### Source data ###

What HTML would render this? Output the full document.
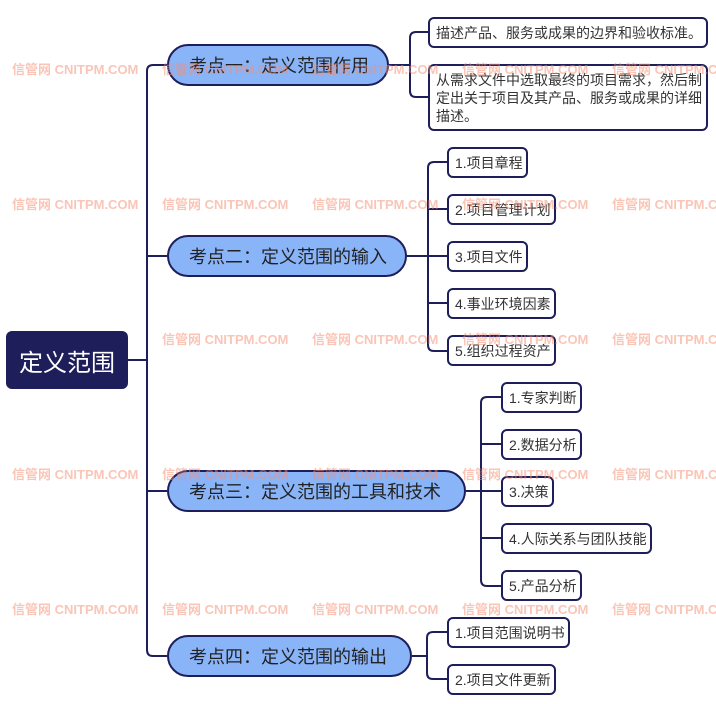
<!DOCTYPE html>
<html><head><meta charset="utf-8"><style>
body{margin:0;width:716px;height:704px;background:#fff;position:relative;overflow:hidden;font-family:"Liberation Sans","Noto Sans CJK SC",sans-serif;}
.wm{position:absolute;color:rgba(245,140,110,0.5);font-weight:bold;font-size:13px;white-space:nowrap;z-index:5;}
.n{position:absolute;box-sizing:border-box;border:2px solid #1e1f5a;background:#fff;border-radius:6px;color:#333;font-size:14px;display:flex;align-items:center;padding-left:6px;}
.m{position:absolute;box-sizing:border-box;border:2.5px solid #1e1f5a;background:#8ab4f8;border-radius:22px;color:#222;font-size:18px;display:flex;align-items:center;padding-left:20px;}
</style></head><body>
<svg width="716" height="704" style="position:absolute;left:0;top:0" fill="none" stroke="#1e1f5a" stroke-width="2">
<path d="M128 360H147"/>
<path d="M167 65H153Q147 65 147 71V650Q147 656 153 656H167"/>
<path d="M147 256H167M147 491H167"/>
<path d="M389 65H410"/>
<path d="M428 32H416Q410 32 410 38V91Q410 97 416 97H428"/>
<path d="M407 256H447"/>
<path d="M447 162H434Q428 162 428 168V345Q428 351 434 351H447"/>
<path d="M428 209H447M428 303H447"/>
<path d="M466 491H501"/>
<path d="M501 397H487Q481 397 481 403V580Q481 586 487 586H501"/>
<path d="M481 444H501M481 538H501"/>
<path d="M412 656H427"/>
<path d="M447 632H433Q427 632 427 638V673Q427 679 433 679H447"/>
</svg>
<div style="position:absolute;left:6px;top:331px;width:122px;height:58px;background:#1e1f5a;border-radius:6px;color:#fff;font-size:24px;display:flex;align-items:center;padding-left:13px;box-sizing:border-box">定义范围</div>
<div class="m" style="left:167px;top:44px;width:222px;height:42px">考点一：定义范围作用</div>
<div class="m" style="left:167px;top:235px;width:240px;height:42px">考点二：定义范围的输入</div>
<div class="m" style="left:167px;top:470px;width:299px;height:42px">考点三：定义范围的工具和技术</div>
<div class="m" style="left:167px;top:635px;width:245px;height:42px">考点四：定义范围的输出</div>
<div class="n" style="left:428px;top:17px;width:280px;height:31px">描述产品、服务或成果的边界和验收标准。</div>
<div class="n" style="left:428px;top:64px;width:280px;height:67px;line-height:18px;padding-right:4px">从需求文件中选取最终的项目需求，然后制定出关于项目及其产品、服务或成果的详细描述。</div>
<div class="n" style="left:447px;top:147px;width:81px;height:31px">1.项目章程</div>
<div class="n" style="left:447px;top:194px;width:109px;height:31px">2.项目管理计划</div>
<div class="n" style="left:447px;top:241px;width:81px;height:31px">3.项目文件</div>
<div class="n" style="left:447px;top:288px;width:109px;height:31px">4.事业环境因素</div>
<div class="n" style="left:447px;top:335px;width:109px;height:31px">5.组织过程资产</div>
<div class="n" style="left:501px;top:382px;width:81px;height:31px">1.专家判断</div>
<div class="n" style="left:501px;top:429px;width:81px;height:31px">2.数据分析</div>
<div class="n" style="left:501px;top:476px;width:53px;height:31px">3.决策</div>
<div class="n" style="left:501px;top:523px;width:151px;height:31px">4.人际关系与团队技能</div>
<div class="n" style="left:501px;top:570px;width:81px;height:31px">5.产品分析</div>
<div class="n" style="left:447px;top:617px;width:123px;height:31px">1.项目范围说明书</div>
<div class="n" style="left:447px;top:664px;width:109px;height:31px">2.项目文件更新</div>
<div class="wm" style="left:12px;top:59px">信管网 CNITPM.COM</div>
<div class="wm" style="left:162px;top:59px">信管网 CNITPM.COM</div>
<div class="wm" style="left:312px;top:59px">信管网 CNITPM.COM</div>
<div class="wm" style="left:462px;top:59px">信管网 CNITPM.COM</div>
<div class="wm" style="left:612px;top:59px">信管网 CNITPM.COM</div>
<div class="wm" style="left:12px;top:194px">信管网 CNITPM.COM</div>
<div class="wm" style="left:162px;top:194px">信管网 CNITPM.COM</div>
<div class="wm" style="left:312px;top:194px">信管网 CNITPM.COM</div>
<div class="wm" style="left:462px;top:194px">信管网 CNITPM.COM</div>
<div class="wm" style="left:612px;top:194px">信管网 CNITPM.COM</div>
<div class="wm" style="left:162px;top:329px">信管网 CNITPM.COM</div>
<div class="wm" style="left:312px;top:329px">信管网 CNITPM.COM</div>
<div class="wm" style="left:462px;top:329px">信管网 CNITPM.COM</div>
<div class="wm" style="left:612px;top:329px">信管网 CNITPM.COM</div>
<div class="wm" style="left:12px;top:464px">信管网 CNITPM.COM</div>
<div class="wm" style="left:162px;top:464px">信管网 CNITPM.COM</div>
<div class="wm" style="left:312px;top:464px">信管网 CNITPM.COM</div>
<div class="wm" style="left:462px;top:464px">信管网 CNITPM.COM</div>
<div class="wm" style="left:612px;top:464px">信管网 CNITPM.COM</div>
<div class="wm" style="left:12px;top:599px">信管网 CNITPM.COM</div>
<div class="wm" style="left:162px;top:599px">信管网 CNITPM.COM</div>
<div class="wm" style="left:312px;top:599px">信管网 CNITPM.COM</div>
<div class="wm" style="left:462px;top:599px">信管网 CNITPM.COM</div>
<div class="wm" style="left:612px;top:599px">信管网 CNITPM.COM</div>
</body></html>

###

● **What you are asked to do**
Skipping the pictures, transcribe each line above exactly as it appears.

● **Task result**
What HTML would render this? Output the full document.
<!DOCTYPE html>
<html><head><meta charset="utf-8"><style>
body{margin:0;width:716px;height:704px;background:#fff;position:relative;overflow:hidden;font-family:"Liberation Sans","Noto Sans CJK SC",sans-serif;}
.wm{position:absolute;color:rgba(245,140,110,0.5);font-weight:bold;font-size:13px;white-space:nowrap;z-index:5;}
.n{position:absolute;box-sizing:border-box;border:2px solid #1e1f5a;background:#fff;border-radius:6px;color:#333;font-size:14px;display:flex;align-items:center;padding-left:6px;}
.m{position:absolute;box-sizing:border-box;border:2.5px solid #1e1f5a;background:#8ab4f8;border-radius:22px;color:#222;font-size:18px;display:flex;align-items:center;padding-left:20px;}
</style></head><body>
<svg width="716" height="704" style="position:absolute;left:0;top:0" fill="none" stroke="#1e1f5a" stroke-width="2">
<path d="M128 360H147"/>
<path d="M167 65H153Q147 65 147 71V650Q147 656 153 656H167"/>
<path d="M147 256H167M147 491H167"/>
<path d="M389 65H410"/>
<path d="M428 32H416Q410 32 410 38V91Q410 97 416 97H428"/>
<path d="M407 256H447"/>
<path d="M447 162H434Q428 162 428 168V345Q428 351 434 351H447"/>
<path d="M428 209H447M428 303H447"/>
<path d="M466 491H501"/>
<path d="M501 397H487Q481 397 481 403V580Q481 586 487 586H501"/>
<path d="M481 444H501M481 538H501"/>
<path d="M412 656H427"/>
<path d="M447 632H433Q427 632 427 638V673Q427 679 433 679H447"/>
</svg>
<div style="position:absolute;left:6px;top:331px;width:122px;height:58px;background:#1e1f5a;border-radius:6px;color:#fff;font-size:24px;display:flex;align-items:center;padding-left:13px;box-sizing:border-box">定义范围</div>
<div class="m" style="left:167px;top:44px;width:222px;height:42px">考点一：定义范围作用</div>
<div class="m" style="left:167px;top:235px;width:240px;height:42px">考点二：定义范围的输入</div>
<div class="m" style="left:167px;top:470px;width:299px;height:42px">考点三：定义范围的工具和技术</div>
<div class="m" style="left:167px;top:635px;width:245px;height:42px">考点四：定义范围的输出</div>
<div class="n" style="left:428px;top:17px;width:280px;height:31px">描述产品、服务或成果的边界和验收标准。</div>
<div class="n" style="left:428px;top:64px;width:280px;height:67px;line-height:18px;padding-right:4px">从需求文件中选取最终的项目需求，然后制定出关于项目及其产品、服务或成果的详细描述。</div>
<div class="n" style="left:447px;top:147px;width:81px;height:31px">1.项目章程</div>
<div class="n" style="left:447px;top:194px;width:109px;height:31px">2.项目管理计划</div>
<div class="n" style="left:447px;top:241px;width:81px;height:31px">3.项目文件</div>
<div class="n" style="left:447px;top:288px;width:109px;height:31px">4.事业环境因素</div>
<div class="n" style="left:447px;top:335px;width:109px;height:31px">5.组织过程资产</div>
<div class="n" style="left:501px;top:382px;width:81px;height:31px">1.专家判断</div>
<div class="n" style="left:501px;top:429px;width:81px;height:31px">2.数据分析</div>
<div class="n" style="left:501px;top:476px;width:53px;height:31px">3.决策</div>
<div class="n" style="left:501px;top:523px;width:151px;height:31px">4.人际关系与团队技能</div>
<div class="n" style="left:501px;top:570px;width:81px;height:31px">5.产品分析</div>
<div class="n" style="left:447px;top:617px;width:123px;height:31px">1.项目范围说明书</div>
<div class="n" style="left:447px;top:664px;width:109px;height:31px">2.项目文件更新</div>
<div class="wm" style="left:12px;top:59px">信管网 CNITPM.COM</div>
<div class="wm" style="left:162px;top:59px">信管网 CNITPM.COM</div>
<div class="wm" style="left:312px;top:59px">信管网 CNITPM.COM</div>
<div class="wm" style="left:462px;top:59px">信管网 CNITPM.COM</div>
<div class="wm" style="left:612px;top:59px">信管网 CNITPM.COM</div>
<div class="wm" style="left:12px;top:194px">信管网 CNITPM.COM</div>
<div class="wm" style="left:162px;top:194px">信管网 CNITPM.COM</div>
<div class="wm" style="left:312px;top:194px">信管网 CNITPM.COM</div>
<div class="wm" style="left:462px;top:194px">信管网 CNITPM.COM</div>
<div class="wm" style="left:612px;top:194px">信管网 CNITPM.COM</div>
<div class="wm" style="left:162px;top:329px">信管网 CNITPM.COM</div>
<div class="wm" style="left:312px;top:329px">信管网 CNITPM.COM</div>
<div class="wm" style="left:462px;top:329px">信管网 CNITPM.COM</div>
<div class="wm" style="left:612px;top:329px">信管网 CNITPM.COM</div>
<div class="wm" style="left:12px;top:464px">信管网 CNITPM.COM</div>
<div class="wm" style="left:162px;top:464px">信管网 CNITPM.COM</div>
<div class="wm" style="left:312px;top:464px">信管网 CNITPM.COM</div>
<div class="wm" style="left:462px;top:464px">信管网 CNITPM.COM</div>
<div class="wm" style="left:612px;top:464px">信管网 CNITPM.COM</div>
<div class="wm" style="left:12px;top:599px">信管网 CNITPM.COM</div>
<div class="wm" style="left:162px;top:599px">信管网 CNITPM.COM</div>
<div class="wm" style="left:312px;top:599px">信管网 CNITPM.COM</div>
<div class="wm" style="left:462px;top:599px">信管网 CNITPM.COM</div>
<div class="wm" style="left:612px;top:599px">信管网 CNITPM.COM</div>
</body></html>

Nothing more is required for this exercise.